Add in the fact that a self-published author has to basically do everything himself, from writing to making sure his book is edited to cover design to conversion to promotion and it is more than a lot of people want or can do. If the author can do it all himself, and not have to pay someone to do one or more of the steps required to publish an e-book, that is a lot of time away from the keyboard, away from the day job and away from family. It’s that or pay someone to do one or more of the steps and, frankly, most of us want to save money and not spend it.
So, I guess the commenter is right. There are more ways for authors to get their work out there — if you are a new, unpublished and non-contracted author. But for the author already under contract, you have to work within the confines of your contracts and you have to decide if you are ready to possibly sever forever your ties with legacy publishing. That’s the question authors are facing now when they try to decide whether or not they want to question their very imaginative royalty reports or if they want to fight to get the rights back to books that should have reverted to them years ago, at least if they were to go by their royalty statements.

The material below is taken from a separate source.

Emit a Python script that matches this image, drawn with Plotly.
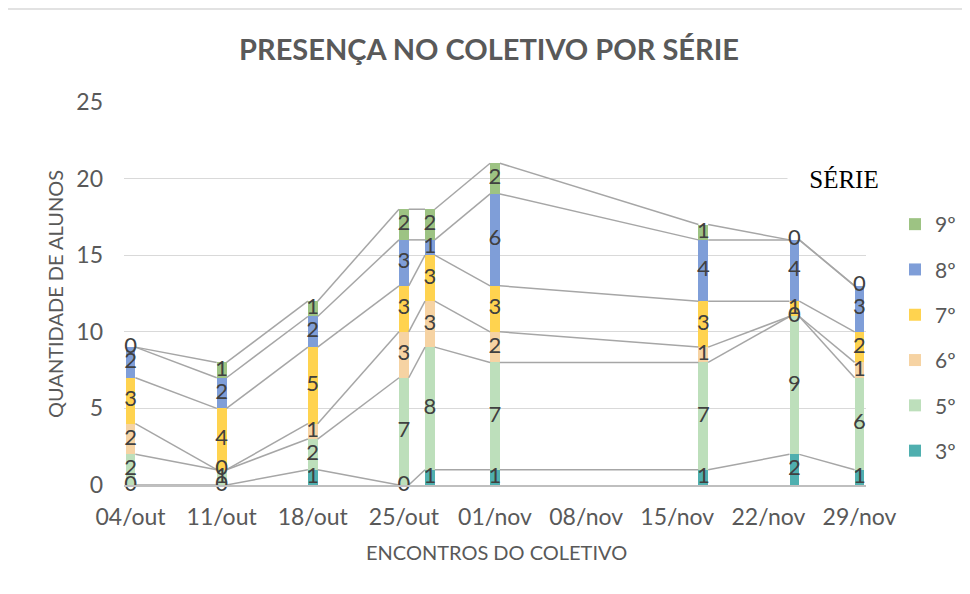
import pandas as pd
import numpy as np
import plotly.graph_objects as go

# ---------------- data ----------------
session_dates = ["2023-10-04", "2023-10-11", "2023-10-18", "2023-10-25", "2023-10-27",
                 "2023-11-01", "2023-11-17", "2023-11-24", "2023-11-29"]
series_names = ["3º", "5º", "6º", "7º", "8º", "9º"]
serie_3 = [0, 0, 1, 0, 1, 1, 1, 2, 1]
serie_5 = [2, 1, 2, 7, 8, 7, 7, 9, 6]
serie_6 = [2, 0, 1, 3, 3, 2, 1, 0, 1]
serie_7 = [3, 4, 5, 3, 3, 3, 3, 1, 2]
serie_8 = [2, 2, 2, 3, 1, 6, 4, 4, 3]
serie_9 = [0, 1, 1, 2, 2, 2, 1, 0, 0]
tick_dates = ["2023-10-04", "2023-10-11", "2023-10-18", "2023-10-25", "2023-11-01",
              "2023-11-08", "2023-11-15", "2023-11-22", "2023-11-29"]
tick_labels = ["04/out", "11/out", "18/out", "25/out", "01/nov",
               "08/nov", "15/nov", "22/nov", "29/nov"]
series_colors = ["#4FAFAF", "#BDDFBB", "#F6D3A3", "#FFD34F", "#7F9ED8", "#9DC383"]

all_series = [serie_3, serie_5, serie_6, serie_7, serie_8, serie_9]

# ---------------- geometry helpers ----------------
FONT = "Lato"
GREY = "#595959"
OFF = 8  # page body margin offset
half_day = pd.Timedelta(hours=12)
x_pos = pd.to_datetime(session_dates) + half_day
bar_w = pd.Timedelta(hours=18)
half_w = bar_w / 2
x_str = [t.isoformat() for t in x_pos]
tick_x = [(t + half_day).isoformat() for t in pd.to_datetime(tick_dates)]

vals = np.array(all_series, dtype=float)
cum = np.cumsum(vals, axis=0)

fig = go.Figure()

# stacked bars
n_series = len(series_names)
for k, name in enumerate(series_names):
    fig.add_trace(go.Bar(
        x=x_str, y=all_series[k], name=name,
        width=bar_w.total_seconds() * 1000,
        marker=dict(color=series_colors[k], line=dict(width=0)),
        legendgroup=name, legendrank=n_series - k,
        showlegend=True, hoverinfo="skip",
    ))

# series lines (connect top of each segment between neighbouring bars)
for k in range(n_series):
    lx, ly = [], []
    for i in range(len(x_pos) - 1):
        lx += [(x_pos[i] + half_w).isoformat(), (x_pos[i + 1] - half_w).isoformat(), None]
        ly += [cum[k, i], cum[k, i + 1], None]
    fig.add_trace(go.Scatter(
        x=lx, y=ly, mode="lines", line=dict(color="#A6A6A6", width=1.5),
        showlegend=False, hoverinfo="skip",
    ))

# data labels
for k in range(n_series):
    fig.add_trace(go.Scatter(
        x=x_str, y=cum[k] - vals[k] / 2, mode="text",
        text=[str(v) for v in all_series[k]],
        textfont=dict(family=FONT, size=22, color="#404040"),
        textposition="middle center", cliponaxis=False,
        showlegend=False, hoverinfo="skip",
    ))

PL, PT, PW, PH = 124 - OFF, 102 - OFF, 742, 383

def px_x(px):
    return (px - 124) / PW

def px_y(py):
    return (485 - py) / PH

fig.update_layout(
    width=970, height=594, autosize=False,
    margin=dict(l=PL, r=970 - PL - PW, t=PT, b=594 - PT - PH),
    paper_bgcolor="white", plot_bgcolor="white",
    barmode="stack", bargap=0,
    hovermode=False,
    title=dict(text="PRESENÇA NO COLETIVO POR SÉRIE", x=(489 - OFF) / 970, xref="container",
               y=1 - (50 - OFF) / 594, yref="container", xanchor="center", yanchor="middle",
               font=dict(family=FONT, size=29, color=GREY, weight="bold")),
    xaxis=dict(type="date", range=["2023-10-04", "2023-11-30"],
               tickmode="array", tickvals=tick_x, ticktext=tick_labels,
               showgrid=False, zeroline=False, showline=True,
               linecolor="#BFBFBF", linewidth=1.5, ticks="",
               tickfont=dict(family=FONT, size=23, color=GREY),
               ticklabelstandoff=11),
    yaxis=dict(range=[0, 25], dtick=5, tick0=0, showgrid=True,
               gridcolor="#D9D9D9", gridwidth=1.2, zeroline=False,
               showline=False, ticks="",
               tickfont=dict(family=FONT, size=23, color=GREY),
               ticklabelstandoff=20),
    legend=dict(x=px_x(895), y=px_y(204), xanchor="left", yanchor="top",
                traceorder="grouped", tracegroupgap=15,
                font=dict(family=FONT, size=21, color=GREY),
                bgcolor="rgba(0,0,0,0)"),
    annotations=[
        dict(text="QUANTIDADE DE ALUNOS", xref="paper", yref="paper",
             x=px_x(55), y=px_y(294), textangle=-90, showarrow=False,
             xanchor="center", yanchor="middle",
             font=dict(family=FONT, size=20, color=GREY)),
        dict(text="ENCONTROS DO COLETIVO", xref="paper", yref="paper",
             x=px_x(496), y=px_y(552), showarrow=False,
             xanchor="center", yanchor="middle",
             font=dict(family=FONT, size=20, color=GREY)),
        dict(text="SÉRIE", xref="paper", yref="paper",
             x=px_x(844), y=px_y(179), showarrow=False,
             xanchor="center", yanchor="middle", width=112, height=34,
             bgcolor="white", borderpad=0,
             font=dict(family="Liberation Serif", size=25, color="black")),
    ],
    shapes=[
        dict(type="rect", xref="paper", yref="paper",
             x0=px_x(4), x1=px_x(990), y0=px_y(610), y1=px_y(9),
             line=dict(color="#D9D9D9", width=1.5), fillcolor="rgba(0,0,0,0)"),
    ],
)

fig.write_html("out.html")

So, to get back to the question from yesterday’s post of why should the Department of Justice spend money on this investigation, they should do it in order to enforce the antitrust laws because consumers, authors and shareholders in the companies involved are being damaged by the price fixing, assuming the DoJ can prove its case. If, during the course of the investigation, proof comes to light of other misdealings by the publishers that’s their problem. It is time — no, it’s past time — for someone to look at how royalties are reported and paid.